> Requirement:
Repeat the entire listing exactly as written.

> Given data:

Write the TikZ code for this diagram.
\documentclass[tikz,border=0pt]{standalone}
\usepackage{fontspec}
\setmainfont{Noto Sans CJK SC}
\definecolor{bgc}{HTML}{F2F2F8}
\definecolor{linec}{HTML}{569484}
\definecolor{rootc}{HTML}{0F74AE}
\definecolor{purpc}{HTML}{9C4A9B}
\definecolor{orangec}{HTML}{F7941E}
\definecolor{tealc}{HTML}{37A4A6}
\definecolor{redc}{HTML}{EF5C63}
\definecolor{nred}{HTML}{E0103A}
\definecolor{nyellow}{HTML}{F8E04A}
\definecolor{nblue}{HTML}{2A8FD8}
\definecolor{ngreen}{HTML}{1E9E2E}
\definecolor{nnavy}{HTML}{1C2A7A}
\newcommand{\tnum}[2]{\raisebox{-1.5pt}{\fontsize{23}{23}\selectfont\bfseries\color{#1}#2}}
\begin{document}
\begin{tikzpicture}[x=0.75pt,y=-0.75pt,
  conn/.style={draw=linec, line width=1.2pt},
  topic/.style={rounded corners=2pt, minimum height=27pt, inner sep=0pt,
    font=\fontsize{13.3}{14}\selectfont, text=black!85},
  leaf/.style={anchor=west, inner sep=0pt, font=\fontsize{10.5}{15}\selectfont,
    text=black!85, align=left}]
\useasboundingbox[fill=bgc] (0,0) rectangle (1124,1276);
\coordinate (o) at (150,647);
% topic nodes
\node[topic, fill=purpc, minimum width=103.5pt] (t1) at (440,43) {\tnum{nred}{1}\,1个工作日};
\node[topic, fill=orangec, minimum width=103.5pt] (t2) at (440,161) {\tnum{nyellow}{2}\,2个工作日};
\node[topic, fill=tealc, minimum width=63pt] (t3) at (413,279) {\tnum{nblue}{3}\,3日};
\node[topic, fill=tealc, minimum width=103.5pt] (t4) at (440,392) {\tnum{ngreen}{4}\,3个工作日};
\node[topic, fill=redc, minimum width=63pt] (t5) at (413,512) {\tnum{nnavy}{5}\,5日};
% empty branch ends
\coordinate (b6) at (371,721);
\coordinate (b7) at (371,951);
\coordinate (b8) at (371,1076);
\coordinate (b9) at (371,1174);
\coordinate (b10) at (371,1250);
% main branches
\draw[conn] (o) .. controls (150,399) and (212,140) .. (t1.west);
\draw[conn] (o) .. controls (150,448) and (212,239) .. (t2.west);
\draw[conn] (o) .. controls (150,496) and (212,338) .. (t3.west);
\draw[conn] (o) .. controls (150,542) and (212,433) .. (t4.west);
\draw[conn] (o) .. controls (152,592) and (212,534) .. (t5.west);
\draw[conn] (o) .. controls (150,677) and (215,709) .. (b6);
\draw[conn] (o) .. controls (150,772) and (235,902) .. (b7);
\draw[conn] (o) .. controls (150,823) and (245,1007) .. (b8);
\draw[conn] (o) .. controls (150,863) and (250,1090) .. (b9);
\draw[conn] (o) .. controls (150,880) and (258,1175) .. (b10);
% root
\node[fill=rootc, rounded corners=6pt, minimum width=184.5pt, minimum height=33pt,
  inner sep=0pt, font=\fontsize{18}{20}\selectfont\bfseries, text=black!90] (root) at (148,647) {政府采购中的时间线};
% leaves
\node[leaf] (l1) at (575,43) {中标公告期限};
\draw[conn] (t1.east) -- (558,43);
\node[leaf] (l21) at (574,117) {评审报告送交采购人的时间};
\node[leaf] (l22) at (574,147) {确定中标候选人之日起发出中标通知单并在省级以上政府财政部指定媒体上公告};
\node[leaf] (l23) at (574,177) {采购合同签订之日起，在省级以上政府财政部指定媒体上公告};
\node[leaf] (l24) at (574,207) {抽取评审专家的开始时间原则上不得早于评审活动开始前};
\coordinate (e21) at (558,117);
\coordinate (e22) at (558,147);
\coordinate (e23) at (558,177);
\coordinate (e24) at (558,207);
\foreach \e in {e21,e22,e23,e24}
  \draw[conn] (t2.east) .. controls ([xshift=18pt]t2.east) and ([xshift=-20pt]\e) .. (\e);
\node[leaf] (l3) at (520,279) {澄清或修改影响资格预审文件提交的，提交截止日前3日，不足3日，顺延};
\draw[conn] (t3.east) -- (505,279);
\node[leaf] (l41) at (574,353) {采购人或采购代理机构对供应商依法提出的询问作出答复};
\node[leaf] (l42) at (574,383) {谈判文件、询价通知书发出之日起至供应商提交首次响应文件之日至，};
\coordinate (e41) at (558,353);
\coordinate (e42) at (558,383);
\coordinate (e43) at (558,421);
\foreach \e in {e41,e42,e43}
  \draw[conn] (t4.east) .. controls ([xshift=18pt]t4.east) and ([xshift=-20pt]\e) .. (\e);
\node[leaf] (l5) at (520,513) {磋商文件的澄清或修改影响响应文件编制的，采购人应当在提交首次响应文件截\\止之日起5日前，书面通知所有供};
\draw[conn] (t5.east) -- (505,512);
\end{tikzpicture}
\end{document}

> Output of the exercise:
Write the TikZ code for this diagram.
\documentclass[tikz,border=0pt]{standalone}
\usepackage{fontspec}
\setmainfont{Noto Sans CJK SC}
\definecolor{bgc}{HTML}{F2F2F8}
\definecolor{linec}{HTML}{569484}
\definecolor{rootc}{HTML}{0F74AE}
\definecolor{purpc}{HTML}{9C4A9B}
\definecolor{orangec}{HTML}{F7941E}
\definecolor{tealc}{HTML}{37A4A6}
\definecolor{redc}{HTML}{EF5C63}
\definecolor{nred}{HTML}{E0103A}
\definecolor{nyellow}{HTML}{F8E04A}
\definecolor{nblue}{HTML}{2A8FD8}
\definecolor{ngreen}{HTML}{1E9E2E}
\definecolor{nnavy}{HTML}{1C2A7A}
\newcommand{\tnum}[2]{\raisebox{-1.5pt}{\fontsize{23}{23}\selectfont\bfseries\color{#1}#2}}
\begin{document}
\begin{tikzpicture}[x=0.75pt,y=-0.75pt,
  conn/.style={draw=linec, line width=1.2pt},
  topic/.style={rounded corners=2pt, minimum height=27pt, inner sep=0pt,
    font=\fontsize{13.3}{14}\selectfont, text=black!85},
  leaf/.style={anchor=west, inner sep=0pt, font=\fontsize{10.5}{15}\selectfont,
    text=black!85, align=left}]
\useasboundingbox[fill=bgc] (0,0) rectangle (1124,1276);
\coordinate (o) at (150,647);
% topic nodes
\node[topic, fill=purpc, minimum width=103.5pt] (t1) at (440,43) {\tnum{nred}{1}\,1个工作日};
\node[topic, fill=orangec, minimum width=103.5pt] (t2) at (440,161) {\tnum{nyellow}{2}\,2个工作日};
\node[topic, fill=tealc, minimum width=63pt] (t3) at (413,279) {\tnum{nblue}{3}\,3日};
\node[topic, fill=tealc, minimum width=103.5pt] (t4) at (440,392) {\tnum{ngreen}{4}\,3个工作日};
\node[topic, fill=redc, minimum width=63pt] (t5) at (413,512) {\tnum{nnavy}{5}\,5日};
% empty branch ends
\coordinate (b6) at (371,721);
\coordinate (b7) at (371,951);
\coordinate (b8) at (371,1076);
\coordinate (b9) at (371,1174);
\coordinate (b10) at (371,1250);
% main branches
\draw[conn] (o) .. controls (150,399) and (212,140) .. (t1.west);
\draw[conn] (o) .. controls (150,448) and (212,239) .. (t2.west);
\draw[conn] (o) .. controls (150,496) and (212,338) .. (t3.west);
\draw[conn] (o) .. controls (150,542) and (212,433) .. (t4.west);
\draw[conn] (o) .. controls (152,592) and (212,534) .. (t5.west);
\draw[conn] (o) .. controls (150,677) and (215,709) .. (b6);
\draw[conn] (o) .. controls (150,772) and (235,902) .. (b7);
\draw[conn] (o) .. controls (150,823) and (245,1007) .. (b8);
\draw[conn] (o) .. controls (150,863) and (250,1090) .. (b9);
\draw[conn] (o) .. controls (150,880) and (258,1175) .. (b10);
% root
\node[fill=rootc, rounded corners=6pt, minimum width=184.5pt, minimum height=33pt,
  inner sep=0pt, font=\fontsize{18}{20}\selectfont\bfseries, text=black!90] (root) at (148,647) {政府采购中的时间线};
% leaves
\node[leaf] (l1) at (575,43) {中标公告期限};
\draw[conn] (t1.east) -- (558,43);
\node[leaf] (l21) at (574,117) {评审报告送交采购人的时间};
\node[leaf] (l22) at (574,147) {确定中标候选人之日起发出中标通知单并在省级以上政府财政部指定媒体上公告};
\node[leaf] (l23) at (574,177) {采购合同签订之日起，在省级以上政府财政部指定媒体上公告};
\node[leaf] (l24) at (574,207) {抽取评审专家的开始时间原则上不得早于评审活动开始前};
\coordinate (e21) at (558,117);
\coordinate (e22) at (558,147);
\coordinate (e23) at (558,177);
\coordinate (e24) at (558,207);
\foreach \e in {e21,e22,e23,e24}
  \draw[conn] (t2.east) .. controls ([xshift=18pt]t2.east) and ([xshift=-20pt]\e) .. (\e);
\node[leaf] (l3) at (520,279) {澄清或修改影响资格预审文件提交的，提交截止日前3日，不足3日，顺延};
\draw[conn] (t3.east) -- (505,279);
\node[leaf] (l41) at (574,353) {采购人或采购代理机构对供应商依法提出的询问作出答复};
\node[leaf] (l42) at (574,383) {谈判文件、询价通知书发出之日起至供应商提交首次响应文件之日至，};
\coordinate (e41) at (558,353);
\coordinate (e42) at (558,383);
\coordinate (e43) at (558,421);
\foreach \e in {e41,e42,e43}
  \draw[conn] (t4.east) .. controls ([xshift=18pt]t4.east) and ([xshift=-20pt]\e) .. (\e);
\node[leaf] (l5) at (520,513) {磋商文件的澄清或修改影响响应文件编制的，采购人应当在提交首次响应文件截\\止之日起5日前，书面通知所有供};
\draw[conn] (t5.east) -- (505,512);
\end{tikzpicture}
\end{document}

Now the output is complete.